Storing all events in memory seems unreasonable when a test only need access to events for little over the 10 seconds that the test is executing. Why not dispose of events after a reasonable time period? To do this I extended the ConsumerRecordStore to perform a cleanup of messages more than 30 seconds old.

The first step is to define an ExpirableString class that contains both the value of the Kafka record and a time after which the record is no longer of interest. After every poll the ConsumerRecordStore will check to see if a cleanup is needed:

private void cleanUp() {
  final long now = System.currentTimeMillis();
  if (now <= nextCleanup) {
    return;
  }

  lock.writeLock().lock();
 
  nextCleanup = now + 30000l;
  var newStore = store.entrySet().stream()
                                .filter(e -> e.getValue().expireTime > now)
                                .collect(Collectors.toMap(e -> e.getKey(), e -> e.getValue()));
  store = newStore;

  lock.writeLock().unlock();
}

Once again a write lock will be acquired to ensure that readers will not have access to the store during the clean up. After this no more memory problems occurred, even with 256Mb of available memory.

How about reliability?

As I stated at the start of this blog it is essential that tests are reliable and reliability trumps speed. Long running tests will cause frustration, but unreliable tests can bring the most hardened developer to tears.
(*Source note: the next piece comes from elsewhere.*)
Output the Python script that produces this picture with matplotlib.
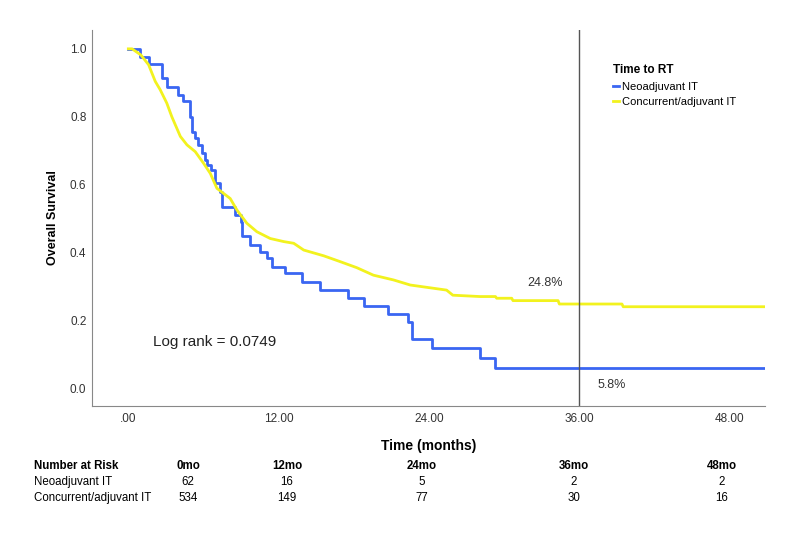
import numpy as np
import matplotlib
matplotlib.use('Agg')
import matplotlib.pyplot as plt
from matplotlib.ticker import FuncFormatter

plt.rcParams['font.family'] = ['Liberation Sans', 'DejaVu Sans']

# Kaplan-Meier curves (months, survival)
neo_t = [0, 0.96, 1.62, 2.69, 3.08, 4.0, 4.4, 4.94, 5.08, 5.34, 5.58, 5.87, 6.14, 6.3,
         6.6, 6.94, 7.34, 7.47, 8.53, 9.0, 9.06, 9.73, 10.5, 11.06, 11.46, 12.5, 13.85,
         15.3, 17.57, 18.77, 20.76, 22.35, 22.62, 24.2, 28.07, 29.27, 50.8]
neo_s = [1.0, 0.977, 0.955, 0.915, 0.889, 0.864, 0.845, 0.80, 0.756, 0.737, 0.717, 0.693,
         0.673, 0.658, 0.643, 0.604, 0.579, 0.535, 0.51, 0.49, 0.447, 0.422, 0.402, 0.383,
         0.358, 0.338, 0.314, 0.289, 0.265, 0.242, 0.22, 0.196, 0.146, 0.117, 0.088, 0.058,
         0.058]

# larger group has many tiny steps -> traced as a polyline
conc_t = [0, 0.3, 1.0, 1.62, 2.15, 2.55, 3.07, 3.47, 4.15, 4.68, 5.34, 6.0, 6.54, 7.07,
          8.13, 8.67, 9.46, 10.26, 11.33, 12.4, 13.2, 14.0, 15.6, 16.9, 18.24, 19.56,
          21.16, 22.5, 25.4, 25.9, 28.07, 29.3, 29.4, 30.6, 30.7, 34.3, 34.4, 39.4, 39.5,
          50.8]
conc_s = [1.0, 1.0, 0.982, 0.953, 0.904, 0.879, 0.84, 0.80, 0.742, 0.717, 0.697, 0.663,
          0.633, 0.589, 0.559, 0.525, 0.486, 0.461, 0.441, 0.432, 0.427, 0.407, 0.390,
          0.373, 0.355, 0.333, 0.319, 0.304, 0.289, 0.274, 0.27, 0.27, 0.265, 0.265,
          0.258, 0.258, 0.248, 0.248, 0.24, 0.24]

groups = ['Neoadjuvant IT', 'Concurrent/adjuvant IT']
xticks = [0, 12, 24, 36, 48]
risk_cols = ['0mo', '12mo', '24mo', '36mo', '48mo']
risk_neo = [62, 16, 5, 2, 2]
risk_conc = [534, 149, 77, 30, 16]

blue = '#3a66f2'
yellow = '#f2f21e'

fig = plt.figure(figsize=(8, 5.33), dpi=100)
ax = fig.add_axes([0.115, 0.238, 0.841, 0.706])

ax.plot(neo_t, neo_s, drawstyle='steps-post', color=blue, lw=2.0, label=groups[0])
ax.plot(conc_t, conc_s, color=yellow, lw=2.0, label=groups[1])
ax.axvline(36, color='#555555', lw=1)

ax.set_xlim(-2.9, 50.8)
ax.set_ylim(-0.053, 1.056)
ax.set_xticks(xticks)
ax.set_yticks(np.arange(0, 1.01, 0.2))
ax.xaxis.set_major_formatter(FuncFormatter(lambda v, p: f'{v:.2f}'.lstrip('0') if v == 0 else f'{v:.2f}'))
ax.yaxis.set_major_formatter(FuncFormatter(lambda v, p: f'{v:.1f}'))
ax.tick_params(length=0, labelsize=8.5, labelcolor='#333333')
ax.tick_params(axis='y', pad=4)
ax.tick_params(axis='x', pad=5)
for s in ['top', 'right']:
    ax.spines[s].set_visible(False)
for s in ['left', 'bottom']:
    ax.spines[s].set_color('#888888')

ax.set_ylabel('Overall Survival', fontsize=9, fontweight='bold', labelpad=8)
ax.set_xlabel('Time (months)', fontsize=10, fontweight='bold', labelpad=10)

ax.text(2.0, 0.137, 'Log rank = 0.0749', fontsize=11, color='#222222', va='center')
ax.text(33.3, 0.31, '24.8%', fontsize=9, color='#333333', ha='center', va='center')
ax.text(38.6, 0.009, '5.8%', fontsize=9, color='#333333', ha='center', va='center')

leg = ax.legend(loc='upper left', bbox_to_anchor=(613 / 800, 1 - 64 / 533),
                bbox_transform=fig.transFigure, frameon=False, fontsize=8,
                title='Time to RT', title_fontproperties={'weight': 'bold', 'size': 8.5},
                alignment='left', handlelength=0.5, handletextpad=0.35,
                labelspacing=0.5, borderpad=0, borderaxespad=0)

# number at risk table
col_x = [188, 287, 422, 574, 722]
rows_y = [466, 482, 498]
fig.text(34 / 800, 1 - rows_y[0] / 533, 'Number at Risk', fontsize=8.3,
         fontweight='bold', va='center')
fig.text(34 / 800, 1 - rows_y[1] / 533, groups[0], fontsize=8.3, va='center')
fig.text(34 / 800, 1 - rows_y[2] / 533, groups[1], fontsize=8.3, va='center')
for cx, lab, a, b in zip(col_x, risk_cols, risk_neo, risk_conc):
    fig.text(cx / 800, 1 - rows_y[0] / 533, lab, fontsize=8.3, fontweight='bold',
             ha='center', va='center')
    fig.text(cx / 800, 1 - rows_y[1] / 533, str(a), fontsize=8.3, ha='center', va='center')
    fig.text(cx / 800, 1 - rows_y[2] / 533, str(b), fontsize=8.3, ha='center', va='center')

fig.savefig('out.png', dpi=100)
How can we check reliability in our new improved test suite? In this case I have spun up a Jenkins container and asked it to run the integration test task every 3 minutes. After several hours of continuous running things look stable!

Conclusion

In part 1 I introduced a pattern for integration testing a Spring Boot application that publishes events using Kafka. As demonstrated above testing using a single threaded model results in linear scaling of test suite execution time which can quickly become an irritant or worse. By seperating the consumption of events from the test itself using a JUnit5 extension it is possible to move to a parallel execution model which will provide a significant performance improvement without jeopardising reliability.